In many organizations, marketing is not the only team that generates pipeline. Inside sales (SDRs, BDRs) is often also a major contributor through targeted telemarketing campaigns, outbound e-mail, and other outbounding activities.
This was the case for a fellow marketer whose organization had three pipeline streams: marketing, partner (referrals), and sales. From an attribution perspective, the organization gave full credit to the individual who secured a meeting (qualified lead). It’s simple, but is it the best way to attribute outbound sales activities?
Here’s how I would do it:
- Connect both marketing and outbound activity to revenue
This would be my top priority because you can’t fully determine the efficacy of any marketing activity without first connecting it to revenue. Not all leads are created equal. Some are more profitable than others and it’s entirely possible that your most successful lead source is also the contributor of the most unprofitable customers. So you need to amplify the most profitable sources.
It’s important that you see this connection in the data. Because only then can you determine the profitability—and value—of each source. Giving credit based only on MQL is risky because you’d be overlooking the most important factor of all: profitability.
With Sona, you can easily connect the dots by syncing data from your CRM, digital media platforms (e.g., Facebook, Google Ads), website, and even offline activities. Our dashboards are revenue focused and designed to separate the signal from the noise, the vanity metrics from the financial health of the business.
SDRs and BDRs may still be compensated on a per-lead basis but that doesn’t mean you have to compromise on attribution accuracy and profitability.
- Approach attribution holistically
The other problem with using a first-touch attribution model is that you risk overlooking the contributions of the rest of the buyer’s journey.
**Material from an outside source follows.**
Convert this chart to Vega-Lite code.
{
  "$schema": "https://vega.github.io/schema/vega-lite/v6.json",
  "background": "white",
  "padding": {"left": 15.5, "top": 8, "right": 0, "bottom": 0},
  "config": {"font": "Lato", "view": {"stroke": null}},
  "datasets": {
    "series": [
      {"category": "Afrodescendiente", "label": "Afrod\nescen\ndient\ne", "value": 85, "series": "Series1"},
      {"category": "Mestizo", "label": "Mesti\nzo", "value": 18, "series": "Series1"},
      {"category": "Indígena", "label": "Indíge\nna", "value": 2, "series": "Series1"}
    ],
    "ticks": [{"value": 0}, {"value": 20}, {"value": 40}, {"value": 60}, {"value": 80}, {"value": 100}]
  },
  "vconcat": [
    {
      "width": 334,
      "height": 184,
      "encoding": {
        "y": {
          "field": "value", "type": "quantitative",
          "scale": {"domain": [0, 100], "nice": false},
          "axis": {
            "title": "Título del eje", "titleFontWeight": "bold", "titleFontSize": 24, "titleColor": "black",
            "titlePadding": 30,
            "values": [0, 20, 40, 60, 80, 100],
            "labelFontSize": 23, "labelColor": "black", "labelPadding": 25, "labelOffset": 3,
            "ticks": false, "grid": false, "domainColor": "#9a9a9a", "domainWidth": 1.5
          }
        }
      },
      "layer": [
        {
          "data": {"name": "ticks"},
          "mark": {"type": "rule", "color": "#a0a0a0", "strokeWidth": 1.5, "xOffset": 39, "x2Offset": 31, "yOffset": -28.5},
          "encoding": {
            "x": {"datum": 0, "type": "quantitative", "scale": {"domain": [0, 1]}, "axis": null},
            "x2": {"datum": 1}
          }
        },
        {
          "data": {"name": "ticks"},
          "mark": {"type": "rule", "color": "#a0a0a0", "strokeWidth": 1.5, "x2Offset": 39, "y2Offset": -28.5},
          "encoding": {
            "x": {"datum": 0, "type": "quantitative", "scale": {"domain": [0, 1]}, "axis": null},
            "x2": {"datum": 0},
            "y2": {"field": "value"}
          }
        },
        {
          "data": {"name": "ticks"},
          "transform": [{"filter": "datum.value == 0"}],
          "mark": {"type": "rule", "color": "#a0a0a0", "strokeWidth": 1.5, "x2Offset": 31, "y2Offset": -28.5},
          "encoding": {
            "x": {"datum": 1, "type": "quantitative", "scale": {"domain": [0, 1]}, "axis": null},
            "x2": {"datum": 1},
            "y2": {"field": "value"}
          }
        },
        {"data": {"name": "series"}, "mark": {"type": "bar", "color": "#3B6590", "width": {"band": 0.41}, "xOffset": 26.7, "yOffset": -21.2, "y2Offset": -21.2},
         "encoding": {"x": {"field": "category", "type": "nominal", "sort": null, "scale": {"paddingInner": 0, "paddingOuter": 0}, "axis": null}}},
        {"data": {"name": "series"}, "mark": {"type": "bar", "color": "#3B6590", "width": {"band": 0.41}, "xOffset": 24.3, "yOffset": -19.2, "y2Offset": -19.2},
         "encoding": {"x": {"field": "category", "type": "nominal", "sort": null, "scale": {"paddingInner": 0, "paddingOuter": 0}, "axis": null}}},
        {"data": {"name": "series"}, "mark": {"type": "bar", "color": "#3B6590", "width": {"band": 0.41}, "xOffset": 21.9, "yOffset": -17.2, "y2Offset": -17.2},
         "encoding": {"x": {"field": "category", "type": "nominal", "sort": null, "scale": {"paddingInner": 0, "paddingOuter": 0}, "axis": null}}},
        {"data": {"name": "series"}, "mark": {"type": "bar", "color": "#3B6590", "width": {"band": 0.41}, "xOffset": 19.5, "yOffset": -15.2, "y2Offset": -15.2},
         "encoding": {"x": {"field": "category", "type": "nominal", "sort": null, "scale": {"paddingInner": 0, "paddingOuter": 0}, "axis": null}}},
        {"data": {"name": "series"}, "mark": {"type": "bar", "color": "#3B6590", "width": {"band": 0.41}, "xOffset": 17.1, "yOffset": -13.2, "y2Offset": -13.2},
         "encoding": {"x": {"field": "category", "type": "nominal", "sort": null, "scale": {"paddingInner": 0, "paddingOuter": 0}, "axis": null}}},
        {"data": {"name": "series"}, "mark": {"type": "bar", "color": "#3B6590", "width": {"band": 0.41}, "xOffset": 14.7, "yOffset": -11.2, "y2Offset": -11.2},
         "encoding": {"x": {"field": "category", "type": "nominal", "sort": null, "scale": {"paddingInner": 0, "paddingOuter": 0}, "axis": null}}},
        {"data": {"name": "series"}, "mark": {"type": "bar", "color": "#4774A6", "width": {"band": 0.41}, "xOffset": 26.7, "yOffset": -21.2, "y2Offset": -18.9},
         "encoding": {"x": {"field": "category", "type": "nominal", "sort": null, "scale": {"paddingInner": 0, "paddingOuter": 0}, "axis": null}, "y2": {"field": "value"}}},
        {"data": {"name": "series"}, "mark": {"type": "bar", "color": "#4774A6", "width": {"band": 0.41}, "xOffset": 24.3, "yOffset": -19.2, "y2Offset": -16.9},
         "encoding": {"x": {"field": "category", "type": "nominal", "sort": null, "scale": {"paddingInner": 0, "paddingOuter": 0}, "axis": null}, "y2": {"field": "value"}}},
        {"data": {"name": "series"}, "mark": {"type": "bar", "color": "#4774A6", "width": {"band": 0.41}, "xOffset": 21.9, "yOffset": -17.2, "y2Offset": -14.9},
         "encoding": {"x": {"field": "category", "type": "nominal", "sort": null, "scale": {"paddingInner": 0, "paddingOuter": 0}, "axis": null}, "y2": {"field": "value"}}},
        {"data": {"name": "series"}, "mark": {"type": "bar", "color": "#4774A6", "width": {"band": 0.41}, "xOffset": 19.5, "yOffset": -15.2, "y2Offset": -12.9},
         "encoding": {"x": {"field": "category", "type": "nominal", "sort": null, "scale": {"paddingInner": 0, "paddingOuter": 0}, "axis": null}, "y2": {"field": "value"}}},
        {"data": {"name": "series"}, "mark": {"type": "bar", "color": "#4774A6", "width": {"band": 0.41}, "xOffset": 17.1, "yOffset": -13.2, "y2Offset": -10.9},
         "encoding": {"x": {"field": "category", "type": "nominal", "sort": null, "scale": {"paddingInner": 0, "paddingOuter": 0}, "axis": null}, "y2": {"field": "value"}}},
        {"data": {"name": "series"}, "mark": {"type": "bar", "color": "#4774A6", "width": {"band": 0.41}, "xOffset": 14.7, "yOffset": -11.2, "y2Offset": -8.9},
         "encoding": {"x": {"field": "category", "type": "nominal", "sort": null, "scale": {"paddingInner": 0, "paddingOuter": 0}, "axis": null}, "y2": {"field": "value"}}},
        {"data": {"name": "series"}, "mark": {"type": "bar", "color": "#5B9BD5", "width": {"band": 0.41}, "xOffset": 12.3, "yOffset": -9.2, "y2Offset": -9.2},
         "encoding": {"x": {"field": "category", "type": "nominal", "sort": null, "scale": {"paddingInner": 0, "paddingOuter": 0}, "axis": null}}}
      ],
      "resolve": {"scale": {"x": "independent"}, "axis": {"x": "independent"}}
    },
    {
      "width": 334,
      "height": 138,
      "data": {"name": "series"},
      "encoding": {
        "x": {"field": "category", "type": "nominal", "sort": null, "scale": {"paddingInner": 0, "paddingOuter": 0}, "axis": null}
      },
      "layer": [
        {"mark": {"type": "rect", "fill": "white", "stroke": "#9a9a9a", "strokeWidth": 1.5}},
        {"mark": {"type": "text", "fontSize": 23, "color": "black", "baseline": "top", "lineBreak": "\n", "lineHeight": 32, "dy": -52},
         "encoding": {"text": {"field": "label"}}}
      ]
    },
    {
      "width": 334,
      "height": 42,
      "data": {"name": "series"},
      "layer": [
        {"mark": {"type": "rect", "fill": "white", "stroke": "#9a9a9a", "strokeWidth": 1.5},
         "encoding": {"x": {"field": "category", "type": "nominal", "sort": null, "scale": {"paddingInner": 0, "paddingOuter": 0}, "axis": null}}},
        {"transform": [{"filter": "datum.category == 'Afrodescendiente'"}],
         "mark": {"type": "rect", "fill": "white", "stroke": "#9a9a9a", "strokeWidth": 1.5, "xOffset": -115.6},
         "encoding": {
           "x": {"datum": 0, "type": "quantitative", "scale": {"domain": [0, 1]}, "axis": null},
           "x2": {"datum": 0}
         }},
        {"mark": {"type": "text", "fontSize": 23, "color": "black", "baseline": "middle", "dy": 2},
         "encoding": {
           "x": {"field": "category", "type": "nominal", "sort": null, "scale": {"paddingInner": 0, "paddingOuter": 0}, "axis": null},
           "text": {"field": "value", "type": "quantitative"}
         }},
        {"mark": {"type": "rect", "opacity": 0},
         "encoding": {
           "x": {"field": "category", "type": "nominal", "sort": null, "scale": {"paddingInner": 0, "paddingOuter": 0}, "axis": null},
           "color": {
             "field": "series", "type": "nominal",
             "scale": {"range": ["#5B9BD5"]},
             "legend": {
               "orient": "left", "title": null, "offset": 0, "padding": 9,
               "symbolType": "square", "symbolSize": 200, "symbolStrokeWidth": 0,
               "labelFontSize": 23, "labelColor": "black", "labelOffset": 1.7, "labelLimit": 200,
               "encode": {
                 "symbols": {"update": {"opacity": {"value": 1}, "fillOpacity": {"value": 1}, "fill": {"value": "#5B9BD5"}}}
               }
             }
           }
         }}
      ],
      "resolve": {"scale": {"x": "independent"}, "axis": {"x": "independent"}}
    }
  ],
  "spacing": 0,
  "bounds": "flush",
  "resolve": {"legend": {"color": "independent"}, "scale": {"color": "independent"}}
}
The first meeting is overweighted at the expense of all subsequent interactions.
A better way would be to look for patterns instead. What’s the most common buyer’s journey taken by opportunities created by inside sales? What can be improved to boost conversion rates for this source? What subsequent interactions in the buyer’s journey lead to the highest win rates?
Consider, too, other factors such as customer acquisition cost (CAC), sales velocity, and average deal size. Optimize the buyer’s journey for profitability. With Sona, a good place to start would be to study user and company profiles, which provide a detailed timeline of all activities from the first touch to conversion and beyond. Then, study these journeys in aggregated views across sources to further understand patterns.
- Empower sales and marketing to win together
With data assembled for the entire buyer’s journey, you can abolish the us-vs-them, winner-takes-all positional mentality that divides sales and marketing. Then, turn your focus to equipping revenue teams with the right insights to prioritize the right opportunities and win together. Success is often the result of close collaboration between teams, not individual superstar performance.
I get it. As marketing leaders, we have to incentivize the right initiatives to produce desired outcomes. And to do that we need to know what works and what doesn’t. But, as we’ve seen above, giving all credit to a single touchpoint is not a good solution.
The solution is to adopt a revenue performance methodology, where the efficacy of any marketing activity is judged by its profitability, not quantity. And if the goal of outbound sales activities is to generate pipeline, then it should be treated like any other marketing activity. This would simplify the management of outbound sales activities and align the team towards the same growth objectives as the rest of the organization.